In high-value B2B sales, especially in MedTech and enterprise SaaS, long sales cycles aren’t just slow — they’re costly. A stalled deal increases customer acquisition costs, drains team resources, and creates openings for competitors.
Why Multi-Stakeholder Sales Stall
Bain & Company reports the average B2B buying group now involves 6–10 decision-makers. In regulated industries like MedTech, that number can exceed 12, stretching timelines to over a year. Common causes:
- Conflicting priorities across finance, operations, and IT
- Information delays leading to decision paralysis
- Lengthy procurement reviews
- Competitors entering late in the process
Business Impact
According to McKinsey, every 10% increase in sales cycle length reduces win rates by 5–8%. Delays directly erode deal Net Present Value (NPV) and enterprise valuation.
Proven Frameworks to Shorten Sales Cycles
- Stakeholder Mapping & Value Alignment — Build role-specific value cases early.
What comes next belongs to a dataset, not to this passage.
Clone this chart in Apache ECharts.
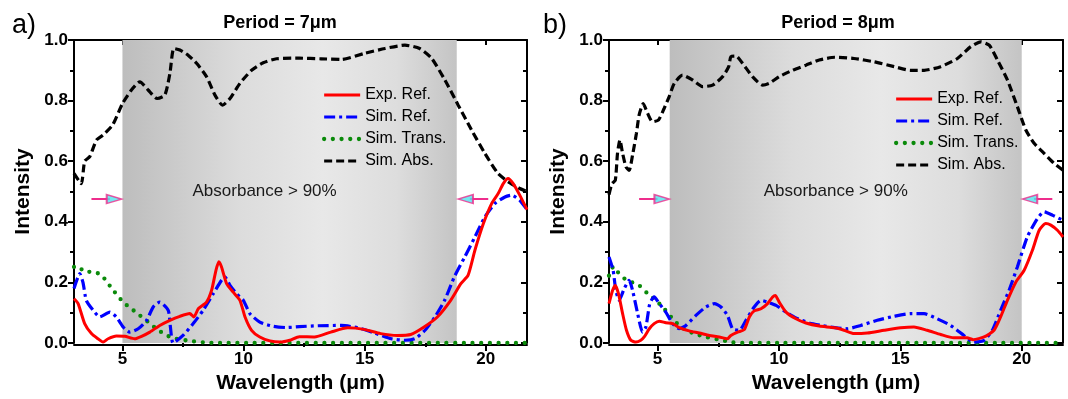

- Parallel Engagement — Engage multiple stakeholders simultaneously to avoid bottlenecks.
- Pre-Emptive Procurement Preparation — Provide compliance and ROI data upfront.
- Timed Executive Sponsorship — Deploy leadership influence to resolve stalls.
- Proof of Value Pilots — Demonstrate ROI in 30–60 days to reduce buyer hesitation.
Why It Matters Now
In today’s capital-tight market, sales cycle optimization is a competitive advantage. Faster closes mean higher win rates, better cash flow, and stronger investor confidence.